■ **Data extract**
— Begin —

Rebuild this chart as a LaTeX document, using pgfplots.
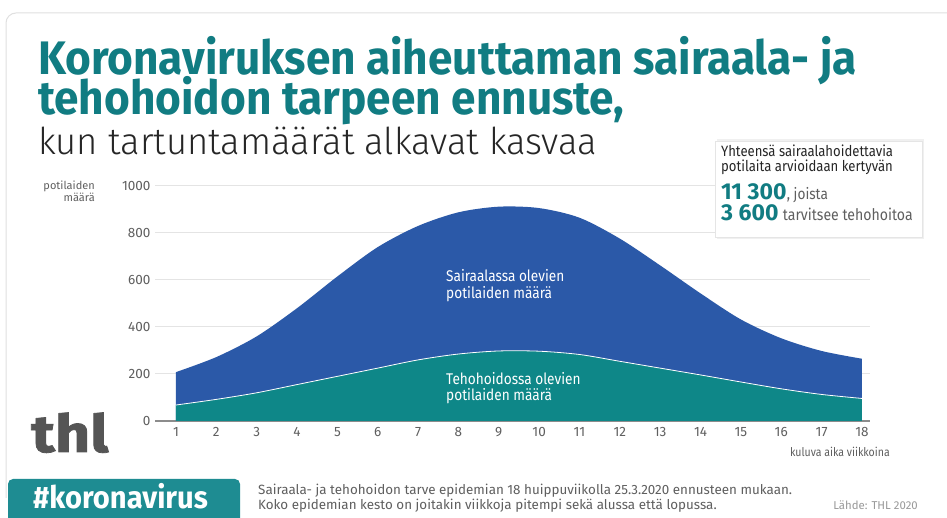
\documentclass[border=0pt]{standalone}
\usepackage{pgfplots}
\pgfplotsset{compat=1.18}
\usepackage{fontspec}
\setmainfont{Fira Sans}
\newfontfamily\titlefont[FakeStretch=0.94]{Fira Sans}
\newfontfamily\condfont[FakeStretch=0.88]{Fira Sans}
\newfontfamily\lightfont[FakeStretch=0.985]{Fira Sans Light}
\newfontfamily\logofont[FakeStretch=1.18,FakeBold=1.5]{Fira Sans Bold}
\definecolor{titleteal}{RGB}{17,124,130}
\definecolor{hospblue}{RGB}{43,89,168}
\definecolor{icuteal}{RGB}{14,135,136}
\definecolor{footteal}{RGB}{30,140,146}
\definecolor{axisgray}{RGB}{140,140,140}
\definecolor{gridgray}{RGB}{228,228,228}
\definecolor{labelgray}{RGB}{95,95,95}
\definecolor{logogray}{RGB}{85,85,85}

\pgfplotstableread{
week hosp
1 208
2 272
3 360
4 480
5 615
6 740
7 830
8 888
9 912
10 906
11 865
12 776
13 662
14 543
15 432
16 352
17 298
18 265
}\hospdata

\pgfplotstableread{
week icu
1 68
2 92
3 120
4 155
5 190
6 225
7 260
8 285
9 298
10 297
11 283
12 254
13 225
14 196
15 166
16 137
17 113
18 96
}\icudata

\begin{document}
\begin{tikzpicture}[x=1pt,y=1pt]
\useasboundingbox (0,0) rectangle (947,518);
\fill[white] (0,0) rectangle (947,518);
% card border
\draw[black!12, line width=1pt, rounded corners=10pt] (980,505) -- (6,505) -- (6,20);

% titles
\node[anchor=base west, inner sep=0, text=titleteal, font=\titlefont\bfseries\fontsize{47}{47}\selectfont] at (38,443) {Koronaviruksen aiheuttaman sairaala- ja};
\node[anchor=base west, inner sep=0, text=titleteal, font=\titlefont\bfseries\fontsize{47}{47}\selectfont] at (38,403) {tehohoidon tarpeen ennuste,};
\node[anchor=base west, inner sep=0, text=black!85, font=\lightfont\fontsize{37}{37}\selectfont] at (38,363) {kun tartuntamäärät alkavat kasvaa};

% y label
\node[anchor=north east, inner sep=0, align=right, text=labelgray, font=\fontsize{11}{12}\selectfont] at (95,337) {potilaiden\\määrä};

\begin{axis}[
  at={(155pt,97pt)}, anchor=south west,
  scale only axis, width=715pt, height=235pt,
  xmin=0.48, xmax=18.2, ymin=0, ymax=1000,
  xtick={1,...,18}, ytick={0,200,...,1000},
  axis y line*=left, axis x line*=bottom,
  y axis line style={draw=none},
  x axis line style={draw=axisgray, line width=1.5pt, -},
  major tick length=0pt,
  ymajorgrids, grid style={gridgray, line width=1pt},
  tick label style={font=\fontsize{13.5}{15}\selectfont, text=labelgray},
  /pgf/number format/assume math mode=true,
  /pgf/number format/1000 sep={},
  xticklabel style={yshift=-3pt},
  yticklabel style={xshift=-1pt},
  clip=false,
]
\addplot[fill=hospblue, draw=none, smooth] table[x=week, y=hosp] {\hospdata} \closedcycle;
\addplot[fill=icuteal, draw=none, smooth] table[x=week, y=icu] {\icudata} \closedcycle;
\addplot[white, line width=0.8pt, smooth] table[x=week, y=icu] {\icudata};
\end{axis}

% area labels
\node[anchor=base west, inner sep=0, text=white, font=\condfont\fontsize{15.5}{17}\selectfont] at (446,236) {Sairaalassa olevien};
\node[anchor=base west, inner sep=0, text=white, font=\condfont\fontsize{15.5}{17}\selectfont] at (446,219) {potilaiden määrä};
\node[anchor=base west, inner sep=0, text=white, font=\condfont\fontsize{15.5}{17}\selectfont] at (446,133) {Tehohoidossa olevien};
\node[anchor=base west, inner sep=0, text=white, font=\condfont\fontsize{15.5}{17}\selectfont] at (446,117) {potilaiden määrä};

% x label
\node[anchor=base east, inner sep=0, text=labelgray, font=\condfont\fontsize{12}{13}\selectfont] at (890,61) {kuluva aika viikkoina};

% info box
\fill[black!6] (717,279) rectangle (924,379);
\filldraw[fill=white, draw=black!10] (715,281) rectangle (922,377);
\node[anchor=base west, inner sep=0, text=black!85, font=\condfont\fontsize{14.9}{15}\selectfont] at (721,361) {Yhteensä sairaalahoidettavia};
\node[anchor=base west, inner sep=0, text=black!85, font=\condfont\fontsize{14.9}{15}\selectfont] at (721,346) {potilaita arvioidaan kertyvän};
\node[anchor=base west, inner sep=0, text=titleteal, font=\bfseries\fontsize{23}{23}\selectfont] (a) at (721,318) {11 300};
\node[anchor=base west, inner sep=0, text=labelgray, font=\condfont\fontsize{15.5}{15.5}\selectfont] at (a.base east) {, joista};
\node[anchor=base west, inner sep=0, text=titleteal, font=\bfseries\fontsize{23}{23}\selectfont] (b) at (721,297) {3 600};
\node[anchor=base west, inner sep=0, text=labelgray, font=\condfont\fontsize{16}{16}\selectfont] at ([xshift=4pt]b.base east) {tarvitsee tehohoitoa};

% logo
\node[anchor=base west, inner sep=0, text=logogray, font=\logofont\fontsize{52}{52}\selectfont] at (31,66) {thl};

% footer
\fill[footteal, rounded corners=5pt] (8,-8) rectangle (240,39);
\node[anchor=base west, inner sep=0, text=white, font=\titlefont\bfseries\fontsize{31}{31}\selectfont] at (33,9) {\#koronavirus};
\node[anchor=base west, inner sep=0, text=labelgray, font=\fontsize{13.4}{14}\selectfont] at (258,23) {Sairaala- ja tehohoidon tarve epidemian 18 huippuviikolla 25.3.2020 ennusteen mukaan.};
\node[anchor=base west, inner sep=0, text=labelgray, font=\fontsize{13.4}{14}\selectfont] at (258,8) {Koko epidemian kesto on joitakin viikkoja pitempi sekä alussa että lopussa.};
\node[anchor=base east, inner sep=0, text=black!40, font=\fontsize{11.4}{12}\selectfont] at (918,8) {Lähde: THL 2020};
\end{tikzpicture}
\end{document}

— End —

■ **The task**
Skip every picture and transcribe the data above exactly.

■ **Output**
Rebuild this chart as a LaTeX document, using pgfplots.
\documentclass[border=0pt]{standalone}
\usepackage{pgfplots}
\pgfplotsset{compat=1.18}
\usepackage{fontspec}
\setmainfont{Fira Sans}
\newfontfamily\titlefont[FakeStretch=0.94]{Fira Sans}
\newfontfamily\condfont[FakeStretch=0.88]{Fira Sans}
\newfontfamily\lightfont[FakeStretch=0.985]{Fira Sans Light}
\newfontfamily\logofont[FakeStretch=1.18,FakeBold=1.5]{Fira Sans Bold}
\definecolor{titleteal}{RGB}{17,124,130}
\definecolor{hospblue}{RGB}{43,89,168}
\definecolor{icuteal}{RGB}{14,135,136}
\definecolor{footteal}{RGB}{30,140,146}
\definecolor{axisgray}{RGB}{140,140,140}
\definecolor{gridgray}{RGB}{228,228,228}
\definecolor{labelgray}{RGB}{95,95,95}
\definecolor{logogray}{RGB}{85,85,85}

\pgfplotstableread{
week hosp
1 208
2 272
3 360
4 480
5 615
6 740
7 830
8 888
9 912
10 906
11 865
12 776
13 662
14 543
15 432
16 352
17 298
18 265
}\hospdata

\pgfplotstableread{
week icu
1 68
2 92
3 120
4 155
5 190
6 225
7 260
8 285
9 298
10 297
11 283
12 254
13 225
14 196
15 166
16 137
17 113
18 96
}\icudata

\begin{document}
\begin{tikzpicture}[x=1pt,y=1pt]
\useasboundingbox (0,0) rectangle (947,518);
\fill[white] (0,0) rectangle (947,518);
% card border
\draw[black!12, line width=1pt, rounded corners=10pt] (980,505) -- (6,505) -- (6,20);

% titles
\node[anchor=base west, inner sep=0, text=titleteal, font=\titlefont\bfseries\fontsize{47}{47}\selectfont] at (38,443) {Koronaviruksen aiheuttaman sairaala- ja};
\node[anchor=base west, inner sep=0, text=titleteal, font=\titlefont\bfseries\fontsize{47}{47}\selectfont] at (38,403) {tehohoidon tarpeen ennuste,};
\node[anchor=base west, inner sep=0, text=black!85, font=\lightfont\fontsize{37}{37}\selectfont] at (38,363) {kun tartuntamäärät alkavat kasvaa};

% y label
\node[anchor=north east, inner sep=0, align=right, text=labelgray, font=\fontsize{11}{12}\selectfont] at (95,337) {potilaiden\\määrä};

\begin{axis}[
  at={(155pt,97pt)}, anchor=south west,
  scale only axis, width=715pt, height=235pt,
  xmin=0.48, xmax=18.2, ymin=0, ymax=1000,
  xtick={1,...,18}, ytick={0,200,...,1000},
  axis y line*=left, axis x line*=bottom,
  y axis line style={draw=none},
  x axis line style={draw=axisgray, line width=1.5pt, -},
  major tick length=0pt,
  ymajorgrids, grid style={gridgray, line width=1pt},
  tick label style={font=\fontsize{13.5}{15}\selectfont, text=labelgray},
  /pgf/number format/assume math mode=true,
  /pgf/number format/1000 sep={},
  xticklabel style={yshift=-3pt},
  yticklabel style={xshift=-1pt},
  clip=false,
]
\addplot[fill=hospblue, draw=none, smooth] table[x=week, y=hosp] {\hospdata} \closedcycle;
\addplot[fill=icuteal, draw=none, smooth] table[x=week, y=icu] {\icudata} \closedcycle;
\addplot[white, line width=0.8pt, smooth] table[x=week, y=icu] {\icudata};
\end{axis}

% area labels
\node[anchor=base west, inner sep=0, text=white, font=\condfont\fontsize{15.5}{17}\selectfont] at (446,236) {Sairaalassa olevien};
\node[anchor=base west, inner sep=0, text=white, font=\condfont\fontsize{15.5}{17}\selectfont] at (446,219) {potilaiden määrä};
\node[anchor=base west, inner sep=0, text=white, font=\condfont\fontsize{15.5}{17}\selectfont] at (446,133) {Tehohoidossa olevien};
\node[anchor=base west, inner sep=0, text=white, font=\condfont\fontsize{15.5}{17}\selectfont] at (446,117) {potilaiden määrä};

% x label
\node[anchor=base east, inner sep=0, text=labelgray, font=\condfont\fontsize{12}{13}\selectfont] at (890,61) {kuluva aika viikkoina};

% info box
\fill[black!6] (717,279) rectangle (924,379);
\filldraw[fill=white, draw=black!10] (715,281) rectangle (922,377);
\node[anchor=base west, inner sep=0, text=black!85, font=\condfont\fontsize{14.9}{15}\selectfont] at (721,361) {Yhteensä sairaalahoidettavia};
\node[anchor=base west, inner sep=0, text=black!85, font=\condfont\fontsize{14.9}{15}\selectfont] at (721,346) {potilaita arvioidaan kertyvän};
\node[anchor=base west, inner sep=0, text=titleteal, font=\bfseries\fontsize{23}{23}\selectfont] (a) at (721,318) {11 300};
\node[anchor=base west, inner sep=0, text=labelgray, font=\condfont\fontsize{15.5}{15.5}\selectfont] at (a.base east) {, joista};
\node[anchor=base west, inner sep=0, text=titleteal, font=\bfseries\fontsize{23}{23}\selectfont] (b) at (721,297) {3 600};
\node[anchor=base west, inner sep=0, text=labelgray, font=\condfont\fontsize{16}{16}\selectfont] at ([xshift=4pt]b.base east) {tarvitsee tehohoitoa};

% logo
\node[anchor=base west, inner sep=0, text=logogray, font=\logofont\fontsize{52}{52}\selectfont] at (31,66) {thl};

% footer
\fill[footteal, rounded corners=5pt] (8,-8) rectangle (240,39);
\node[anchor=base west, inner sep=0, text=white, font=\titlefont\bfseries\fontsize{31}{31}\selectfont] at (33,9) {\#koronavirus};
\node[anchor=base west, inner sep=0, text=labelgray, font=\fontsize{13.4}{14}\selectfont] at (258,23) {Sairaala- ja tehohoidon tarve epidemian 18 huippuviikolla 25.3.2020 ennusteen mukaan.};
\node[anchor=base west, inner sep=0, text=labelgray, font=\fontsize{13.4}{14}\selectfont] at (258,8) {Koko epidemian kesto on joitakin viikkoja pitempi sekä alussa että lopussa.};
\node[anchor=base east, inner sep=0, text=black!40, font=\fontsize{11.4}{12}\selectfont] at (918,8) {Lähde: THL 2020};
\end{tikzpicture}
\end{document}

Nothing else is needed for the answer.